R语言实现:library(tidyverse)、library(gtools)、library(topicmodels)
1、Ndocs = 500 WordsPerDoc = rpois(Ndocs, 100)
2、 thetaList = list(c(A=.60, B=.25, C=.15),c(A=.10, B=.10, C=.80)) //主题A、B、C
theta_1 = t(replicate(Ndocs/2, thetaList[[1]]))
theta_2 = t(replicate(Ndocs/2, thetaList[[2]]))
theta = rbind(theta_1, theta_2) //500行3列,对应主题A、B、C
3、 Z:3行500列,对应1、2、3,为每篇文档确定一个主题,多项式采样
z:500维向量,每一维表示该文档对应的主题
4、 Nterms = max(WordsPerDoc)
breaks = quantile(1:Nterms, c(.4,.6,1)) %>% round()

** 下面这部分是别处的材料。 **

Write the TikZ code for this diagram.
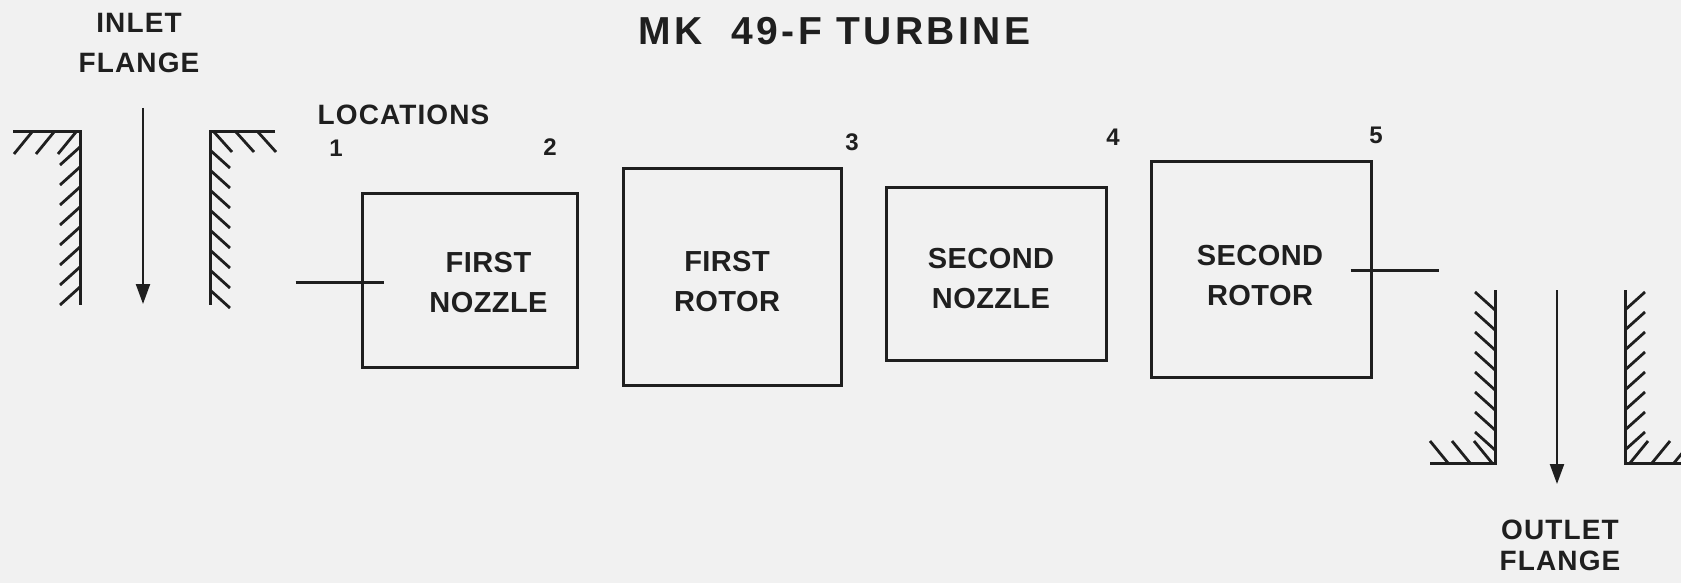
\documentclass[tikz,border=0pt]{standalone}
\usepackage{fontspec}
\setmainfont{Liberation Sans}
\newfontfamily\titlefont[LetterSpace=9]{Liberation Sans}
\newfontfamily\labelfont[LetterSpace=4]{Liberation Sans}
\newfontfamily\stagefont[LetterSpace=1.5]{Liberation Sans}
\usetikzlibrary{arrows.meta, positioning}
\definecolor{ink}{gray}{0.12}
\definecolor{paper}{gray}{0.945}
\tikzstyle{stage} = [rectangle, draw=ink, line width=1.5pt, inner sep=0pt]
\tikzstyle{stagetext} = [align=center, inner sep=0pt, text=ink, font=\stagefont\bfseries\fontsize{14.5}{20}\selectfont]
\tikzstyle{lbl} = [align=center, inner sep=0pt, text=ink, font=\labelfont\bfseries\fontsize{14}{20}\selectfont]
\tikzstyle{num} = [inner sep=0pt, text=ink, font=\labelfont\bfseries\fontsize{12}{14}\selectfont]
\tikzstyle{wall} = [draw=ink, line width=1.5pt]
\tikzstyle{hatch} = [draw=ink, line width=1.4pt]
\tikzstyle{flow} = [draw=ink, line width=1.1pt, -{Triangle[length=10pt, width=7pt]}]

\begin{document}
\begin{tikzpicture}[x=0.5pt, y=-0.5pt]
  \fill[paper] (0,0) rectangle (1681,583);
  \useasboundingbox (0,0) rectangle (1681,583);

  % title and labels
  \node[text=ink, inner sep=0pt, font=\titlefont\bfseries\fontsize{19.5}{24}\selectfont] (title) at (834.5,31) {MK\ \ 49-F TURBINE};
  \node[lbl] (inlet) at (139,43) {INLET\\FLANGE};
  \node[lbl, font=\labelfont\bfseries\fontsize{14}{15.5}\selectfont] (outlet) at (1560,545.5) {OUTLET\\FLANGE};
  \node[lbl] (locs) at (403.5,115) {LOCATIONS};

  % turbine stages
  \node[stage, minimum width=107.5pt, minimum height=87pt] (noz1) at (469.5,280) {};
  \node[stage, minimum width=109pt, minimum height=108.5pt, right=21.5pt of noz1, yshift=1.75pt] (rot1) {};
  \node[stage, minimum width=110pt, minimum height=86.5pt, right=21pt of rot1, yshift=1.5pt] (noz2) {};
  \node[stage, minimum width=110pt, minimum height=108pt, right=21pt of noz2, yshift=2.25pt] (rot2) {};

  \node[stagetext] (noz1txt) at ([shift={(9.5pt,-1.5pt)}]noz1.center) {FIRST\\NOZZLE};
  \node[stagetext] (rot1txt) at ([shift={(-2.5pt,-2.75pt)}]rot1.center) {FIRST\\ROTOR};
  \node[stagetext] (noz2txt) at ([shift={(-2.5pt,-2.75pt)}]noz2.center) {SECOND\\NOZZLE};
  \node[stagetext] (rot2txt) at ([shift={(-0.5pt,-3.5pt)}]rot2.center) {SECOND\\ROTOR};

  % location numbers
  \node[num] (loc1) at (336,148) {1};
  \node[num] (loc2) at (550,147) {2};
  \node[num] (loc3) at (852,142) {3};
  \node[num] (loc4) at (1113,137) {4};
  \node[num] (loc5) at (1376,135) {5};

  % station marks
  \draw[wall] ([shift={(-32.5pt,-1pt)}]noz1.west) -- ([shift={(11.5pt,-1pt)}]noz1.west);
  \draw[wall] ([shift={(-11pt,-0.5pt)}]rot2.east) -- ([shift={(33pt,-0.5pt)}]rot2.east);

  % inlet flange
  \draw[wall] (13,132) -- (80,132) -- (80,305);
  \foreach \x in {32,54,76} \draw[hatch] (\x,132) -- ++(-18,22);
  \foreach \y in {147,167,...,287} \draw[hatch] (80,\y) -- ++(-20,18);
  \draw[wall] (275,132) -- (210,132) -- (210,305);
  \foreach \x in {214,236,258} \draw[hatch] (\x,132) -- ++(18,20);
  \foreach \y in {150,170,...,290} \draw[hatch] (210,\y) -- ++(20,18);
  \coordinate (inA) at (143,108);
  \coordinate (inB) at (143,304);
  \draw[flow] (inA) -- (inB);

  % outlet flange
  \draw[wall] (1495,290) -- (1495,463) -- (1430,463);
  \foreach \y in {292,312,...,432} \draw[hatch] (1495,\y+18) -- ++(-20,-18);
  \foreach \x in {1448,1470,1492} \draw[hatch] (\x,463) -- ++(-18,-22);
  \draw[wall] (1625,290) -- (1625,463) -- (1681,463);
  \foreach \y in {292,312,...,432} \draw[hatch] (1625,\y+18) -- ++(20,-18);
  \foreach \x in {1630,1652,1674} \draw[hatch] (\x,463) -- ++(18,-22);
  \coordinate (outA) at (1557,290);
  \coordinate (outB) at (1557,484);
  \draw[flow] (outA) -- (outB);
\end{tikzpicture}
\end{document}
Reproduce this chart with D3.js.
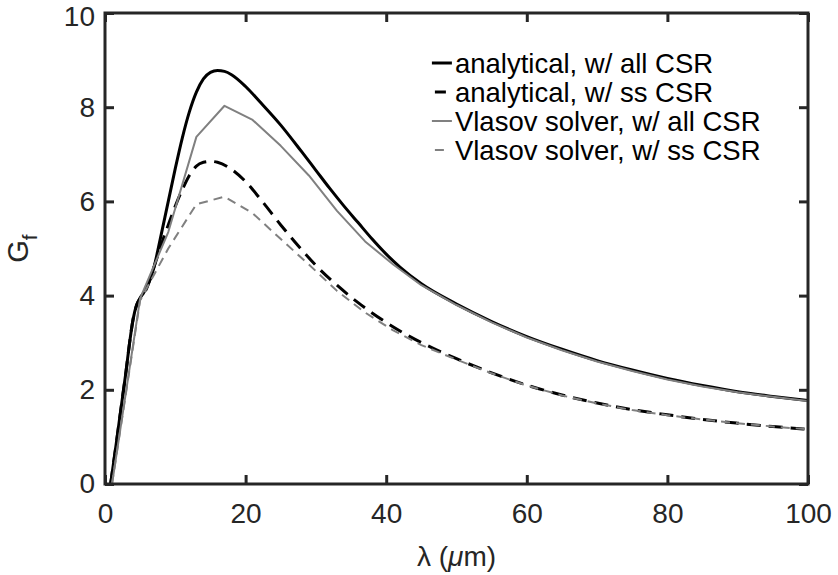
<!DOCTYPE html>
<html>
<head>
<meta charset="utf-8">
<script src="https://cdn.jsdelivr.net/npm/d3@7"></script>
<style>
  body { margin: 0; background: #fff; }
  text { font-family: "Liberation Sans", Arial, Helvetica, sans-serif; }
</style>
</head>
<body>
<div id="chart"></div>
<script>
// analytical, w/ all CSR (smooth)
const anaAllLambda = [0.8, 1.5, 2, 2.5, 3, 3.5, 4, 4.5, 5, 5.5, 6, 6.5, 7, 7.5, 8, 9, 10, 11, 12, 13, 14, 15, 16, 17, 18, 20, 22, 25, 28, 30, 32, 34, 36, 38, 40, 42, 45, 50, 55, 60, 65, 70, 75, 80, 85, 90, 95, 100];
const anaAllG      = [0, 0.75, 1.3, 1.85, 2.4, 3.0, 3.5, 3.8, 3.95, 4.06, 4.2, 4.38, 4.62, 4.95, 5.3, 6.0, 6.7, 7.35, 7.9, 8.32, 8.6, 8.74, 8.78, 8.76, 8.69, 8.44, 8.12, 7.62, 7.05, 6.66, 6.27, 5.9, 5.55, 5.2, 4.88, 4.6, 4.25, 3.82, 3.45, 3.13, 2.86, 2.62, 2.42, 2.24, 2.09, 1.96, 1.86, 1.77];

// analytical, w/ ss CSR (smooth)
const anaSsLambda = [0.8, 1.5, 2, 2.5, 3, 3.5, 4, 4.5, 5, 5.5, 6, 7, 8, 9, 10, 11, 12, 13, 14, 15, 16, 18, 20, 22, 25, 28, 30, 33, 36, 40, 43, 47, 50, 55, 60, 65, 70, 75, 80, 85, 90, 95, 100];
const anaSsG      = [0, 0.75, 1.3, 1.85, 2.4, 3.0, 3.5, 3.8, 3.94, 4.03, 4.18, 4.62, 5.08, 5.5, 5.9, 6.25, 6.55, 6.75, 6.83, 6.85, 6.83, 6.68, 6.42, 6.07, 5.5, 4.97, 4.64, 4.22, 3.85, 3.43, 3.16, 2.86, 2.66, 2.36, 2.1, 1.89, 1.72, 1.58, 1.47, 1.37, 1.29, 1.22, 1.16];

// Vlasov solver grid
const vlasovLambda = [1, 5, 9, 13, 17, 21, 25, 29, 33, 37, 41, 45, 50, 55, 60, 65, 70, 75, 80, 85, 90, 95, 100];
const vlasovAllG   = [0, 3.94, 5.35, 7.37, 8.03, 7.73, 7.18, 6.55, 5.8, 5.15, 4.66, 4.22, 3.8, 3.43, 3.11, 2.84, 2.6, 2.4, 2.22, 2.07, 1.95, 1.85, 1.76];
const vlasovSsG    = [0, 3.9, 5.0, 5.94, 6.1, 5.75, 5.2, 4.66, 4.1, 3.64, 3.26, 2.95, 2.64, 2.35, 2.09, 1.88, 1.71, 1.57, 1.46, 1.37, 1.29, 1.22, 1.16];

const xTicks = [0, 20, 40, 60, 80, 100];
const yTicks = [0, 2, 4, 6, 8, 10];

const legendLabels = ["analytical, w/ all CSR", "analytical, w/ ss CSR", "Vlasov solver, w/ all CSR", "Vlasov solver, w/ ss CSR"];

const W = 838, H = 575;
const margin = { top: 13, right: 30, bottom: 91, left: 105 };
const width = W - margin.left - margin.right;
const height = H - margin.top - margin.bottom;
const axisColor = "#262626";

const svg = d3.select("#chart").append("svg")
    .attr("width", W)
    .attr("height", H)
    .append("g")
    .attr("transform", `translate(${margin.left},${margin.top})`);

const x = d3.scaleLinear().domain([0, 100]).range([0, width]);
const y = d3.scaleLinear().domain([0, 10]).range([height, 0]);

// series
const series = [
    { xs: anaAllLambda, ys: anaAllG, color: "#000000", lw: 3, dash: null, curve: d3.curveMonotoneX },
    { xs: anaSsLambda, ys: anaSsG, color: "#000000", lw: 3, dash: "14,8", curve: d3.curveMonotoneX },
    { xs: vlasovLambda, ys: vlasovAllG, color: "#808080", lw: 2, dash: null, curve: d3.curveLinear },
    { xs: vlasovLambda, ys: vlasovSsG, color: "#808080", lw: 2, dash: "9,6", curve: d3.curveLinear }
];

svg.append("clipPath").attr("id", "clip")
    .append("rect").attr("width", width).attr("height", height);

const plot = svg.append("g").attr("clip-path", "url(#clip)");

series.forEach(s => {
    const pts = s.xs.map((v, i) => [v, s.ys[i]]);
    const line = d3.line().x(d => x(d[0])).y(d => y(d[1])).curve(s.curve);
    plot.append("path")
        .datum(pts)
        .attr("fill", "none")
        .attr("stroke", s.color)
        .attr("stroke-width", s.lw)
        .attr("stroke-dasharray", s.dash)
        .attr("stroke-linejoin", "round")
        .attr("d", line);
});

// axes (ticks inside, box on)
const tickLen = 9;
const fontSize = 28;

const bottomAxis = svg.append("g")
    .attr("transform", `translate(0,${height})`)
    .call(d3.axisBottom(x).tickValues(xTicks).tickSizeInner(-tickLen).tickSizeOuter(0).tickPadding(19));
const leftAxis = svg.append("g")
    .call(d3.axisLeft(y).tickValues(yTicks).tickSizeInner(-tickLen).tickSizeOuter(0).tickPadding(10));
const topAxis = svg.append("g")
    .call(d3.axisTop(x).tickValues(xTicks).tickSizeInner(-tickLen).tickSizeOuter(0).tickFormat(""));
const rightAxis = svg.append("g")
    .attr("transform", `translate(${width},0)`)
    .call(d3.axisRight(y).tickValues(yTicks).tickSizeInner(-tickLen).tickSizeOuter(0).tickFormat(""));

[bottomAxis, leftAxis, topAxis, rightAxis].forEach(a => {
    a.select(".domain").remove();
    a.selectAll("line").attr("stroke", axisColor).attr("stroke-width", 3);
    a.selectAll("text")
        .attr("fill", axisColor)
        .style("font-size", fontSize + "px")
        .style("font-family", "'Liberation Sans', Arial, sans-serif");
});

// keep the top "10" inside the picture
leftAxis.selectAll(".tick text").filter(d => d === 10).attr("dy", "0.36em").attr("y", 2);

svg.append("rect")
    .attr("width", width)
    .attr("height", height)
    .attr("fill", "none")
    .attr("stroke", axisColor)
    .attr("stroke-width", 3);

// x label
const xl = svg.append("text")
    .attr("x", width / 2)
    .attr("y", height + 82)
    .attr("text-anchor", "middle")
    .attr("fill", axisColor)
    .style("font-size", fontSize + "px");
xl.append("tspan").text("λ (");
xl.append("tspan").style("font-style", "italic").text("μ");
xl.append("tspan").text("m)");

// y label
const yl = svg.append("text")
    .attr("transform", `translate(${-margin.left + 28},${height / 2}) rotate(-90)`)
    .attr("text-anchor", "middle")
    .attr("fill", axisColor)
    .style("font-size", "29px");
yl.append("tspan").text("G");
yl.append("tspan").attr("dy", 9).style("font-size", "21px").text("f");

// legend
const legend = svg.append("g").attr("transform", `translate(${x(46.5)},${63 - margin.top})`);
const legRow = 29;
legendLabels.forEach((lab, i) => {
    const s = series[i];
    const g = legend.append("g").attr("transform", `translate(0,${i * legRow})`);
    const dashed = s.dash !== null;
    g.append("line")
        .attr("x1", dashed ? 3 : 0)
        .attr("x2", dashed ? (i === 1 ? 14 : 12) : 20)
        .attr("y1", 0).attr("y2", 0)
        .attr("stroke", s.color)
        .attr("stroke-width", s.lw);
    g.append("text")
        .attr("x", 23)
        .attr("y", 10)
        .attr("fill", "#000")
        .style("font-size", "27.5px")
        .text(lab);
});
</script>
</body>
</html>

cuts = list(1:breaks[1], (breaks[1]+1):breaks[2], (breaks[2]+1):Nterms)
5、 B_k = matrix(0, ncol=3, nrow=Nterms)
B_k[,1] = rdirichlet(n=1, alpha=c(rep(10, length(cuts[[1]])),rep(1, length(cuts[[2]])),rep(1, length(cuts[[3]]))))
B_k[,2] = rdirichlet(n=1, alpha=c(rep(1, length(cuts[[1]])),rep(10, length(cuts[[2]])),rep(1, length(cuts[[3]]))))
B_k[,3] = rdirichlet(n=1, alpha=c(rep(1, length(cuts[[1]])), rep(1, length(cuts[[2]])),rep(10, length(cuts[[3]]))))
6、 wordlist_1 = sapply(1:Ndocs, function(i) t(rmultinom(1, size=WordsPerDoc[i], prob=B_k[,z[i]])) , simplify = F) //500个文档,每个文档Nterms维,记录某词出现的次数,可转成词袋
wordlist_2 = lapply(wordlist_1, function(wds) rep(1:length(wds), wds))
dtm_1 = do.call(rbind, wordlist_1) //文档词矩阵
7、利用cat函数(结合for循环)输出到txt文件里
8、 LDA_1 = LDA(dtm_1, k=3, control=controlSettings)
LDA_1Post = posterior(LDA_1) //可输出$terms和$topics